▸ Given problem
Give the data again exactly as written, skipping any pictures.

▸ Available data
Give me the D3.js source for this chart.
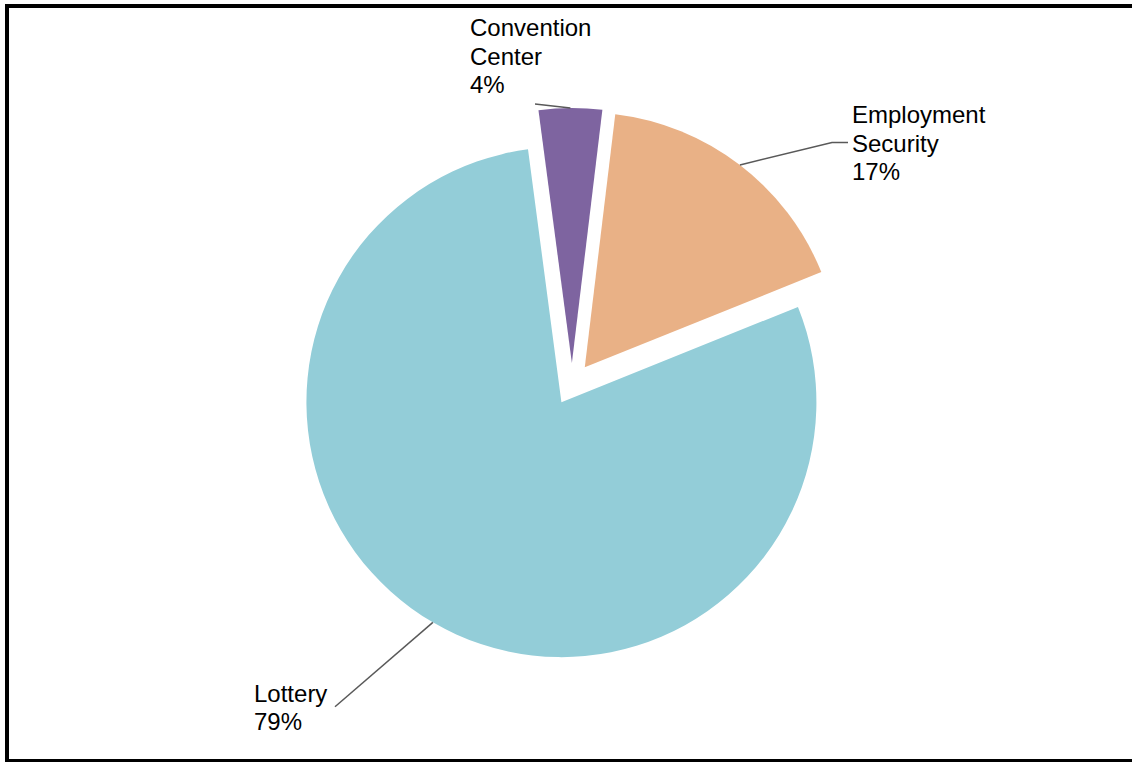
<!DOCTYPE html>
<html>
<head>
<meta charset="utf-8">
<script src="https://cdn.jsdelivr.net/npm/d3@7/dist/d3.min.js"></script>
<style>
  html, body { margin: 0; padding: 0; background: #fff; }
  svg { display: block; }
  text { font-family: "Liberation Sans", Arial, sans-serif; font-size: 24px; fill: #000; }
</style>
</head>
<body>
<svg id="chart" width="1132" height="762"></svg>
<script>
// Share of funds by source (percent)
const categories = ["Convention Center", "Employment Security", "Lottery"];
const labelLines = [["Convention", "Center"], ["Employment", "Security"], ["Lottery"]];
const shares = [4, 17, 79];
const colors = ["#7E64A0", "#E9B186", "#93CDD8"];

// Layout
const W = 1132, H = 762;
const cx = 572, cy = 384, radius = 255, explode = 21;
const startAngle = -7.53 * Math.PI / 180;
const lineHeight = 28.7;
// Label anchors (left x, first baseline) and leader-line elbows
const labelPos = [
  { x: 470, y: 36, leader: [[535, 104]] },
  { x: 852, y: 123, leader: [[832, 142.5], [848, 142.5]] },
  { x: 254, y: 701.5, leader: [[335, 706.7]] }
];

const svg = d3.select("#chart");

const data = categories.map((c, i) => ({ name: c, value: shares[i], i }));

const pie = d3.pie()
  .value(d => d.value)
  .sort(null)
  .startAngle(startAngle)
  .endAngle(startAngle + 2 * Math.PI);

const arcs = pie(data);
const arc = d3.arc().innerRadius(0).outerRadius(radius);
const rim = d3.arc().innerRadius(radius).outerRadius(radius);

// Offset each slice outward along its mid-angle
function offset(a) {
  const m = (a.startAngle + a.endAngle) / 2;
  return [Math.sin(m) * explode, -Math.cos(m) * explode];
}

const g = svg.append("g").attr("transform", `translate(${cx},${cy})`);

g.selectAll("path.slice")
  .data(arcs)
  .join("path")
  .attr("class", "slice")
  .attr("d", arc)
  .attr("fill", d => colors[d.data.i])
  .attr("transform", d => `translate(${offset(d)})`);

// Leader lines from the outer rim at each slice's mid-angle to its label
const line = d3.line();
arcs.forEach(a => {
  const [ox, oy] = offset(a);
  const [rx, ry] = rim.centroid(a);
  const start = [cx + ox + rx, cy + oy + ry];
  const pts = [start].concat(labelPos[a.data.i].leader);
  svg.append("path")
    .attr("d", line(pts))
    .attr("fill", "none")
    .attr("stroke", "#595959")
    .attr("stroke-width", 1.5);
});

// Labels: category name lines followed by the percentage
arcs.forEach(a => {
  const p = labelPos[a.data.i];
  const lines = labelLines[a.data.i].concat([d3.format(".0f")(a.data.value) + "%"]);
  const t = svg.append("text").attr("x", p.x).attr("y", p.y);
  lines.forEach((s, k) => {
    t.append("tspan")
      .attr("x", p.x)
      .attr("y", p.y + k * lineHeight)
      .text(s);
  });
});

// Chart frame
svg.append("rect")
  .attr("x", 7)
  .attr("y", 6)
  .attr("width", 1131)
  .attr("height", 755)
  .attr("fill", "none")
  .attr("stroke", "#000")
  .attr("stroke-width", 4);
</script>
</body>
</html>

▸ Result of the task
Give me the D3.js source for this chart.
<!DOCTYPE html>
<html>
<head>
<meta charset="utf-8">
<script src="https://cdn.jsdelivr.net/npm/d3@7/dist/d3.min.js"></script>
<style>
  html, body { margin: 0; padding: 0; background: #fff; }
  svg { display: block; }
  text { font-family: "Liberation Sans", Arial, sans-serif; font-size: 24px; fill: #000; }
</style>
</head>
<body>
<svg id="chart" width="1132" height="762"></svg>
<script>
// Share of funds by source (percent)
const categories = ["Convention Center", "Employment Security", "Lottery"];
const labelLines = [["Convention", "Center"], ["Employment", "Security"], ["Lottery"]];
const shares = [4, 17, 79];
const colors = ["#7E64A0", "#E9B186", "#93CDD8"];

// Layout
const W = 1132, H = 762;
const cx = 572, cy = 384, radius = 255, explode = 21;
const startAngle = -7.53 * Math.PI / 180;
const lineHeight = 28.7;
// Label anchors (left x, first baseline) and leader-line elbows
const labelPos = [
  { x: 470, y: 36, leader: [[535, 104]] },
  { x: 852, y: 123, leader: [[832, 142.5], [848, 142.5]] },
  { x: 254, y: 701.5, leader: [[335, 706.7]] }
];

const svg = d3.select("#chart");

const data = categories.map((c, i) => ({ name: c, value: shares[i], i }));

const pie = d3.pie()
  .value(d => d.value)
  .sort(null)
  .startAngle(startAngle)
  .endAngle(startAngle + 2 * Math.PI);

const arcs = pie(data);
const arc = d3.arc().innerRadius(0).outerRadius(radius);
const rim = d3.arc().innerRadius(radius).outerRadius(radius);

// Offset each slice outward along its mid-angle
function offset(a) {
  const m = (a.startAngle + a.endAngle) / 2;
  return [Math.sin(m) * explode, -Math.cos(m) * explode];
}

const g = svg.append("g").attr("transform", `translate(${cx},${cy})`);

g.selectAll("path.slice")
  .data(arcs)
  .join("path")
  .attr("class", "slice")
  .attr("d", arc)
  .attr("fill", d => colors[d.data.i])
  .attr("transform", d => `translate(${offset(d)})`);

// Leader lines from the outer rim at each slice's mid-angle to its label
const line = d3.line();
arcs.forEach(a => {
  const [ox, oy] = offset(a);
  const [rx, ry] = rim.centroid(a);
  const start = [cx + ox + rx, cy + oy + ry];
  const pts = [start].concat(labelPos[a.data.i].leader);
  svg.append("path")
    .attr("d", line(pts))
    .attr("fill", "none")
    .attr("stroke", "#595959")
    .attr("stroke-width", 1.5);
});

// Labels: category name lines followed by the percentage
arcs.forEach(a => {
  const p = labelPos[a.data.i];
  const lines = labelLines[a.data.i].concat([d3.format(".0f")(a.data.value) + "%"]);
  const t = svg.append("text").attr("x", p.x).attr("y", p.y);
  lines.forEach((s, k) => {
    t.append("tspan")
      .attr("x", p.x)
      .attr("y", p.y + k * lineHeight)
      .text(s);
  });
});

// Chart frame
svg.append("rect")
  .attr("x", 7)
  .attr("y", 6)
  .attr("width", 1131)
  .attr("height", 755)
  .attr("fill", "none")
  .attr("stroke", "#000")
  .attr("stroke-width", 4);
</script>
</body>
</html>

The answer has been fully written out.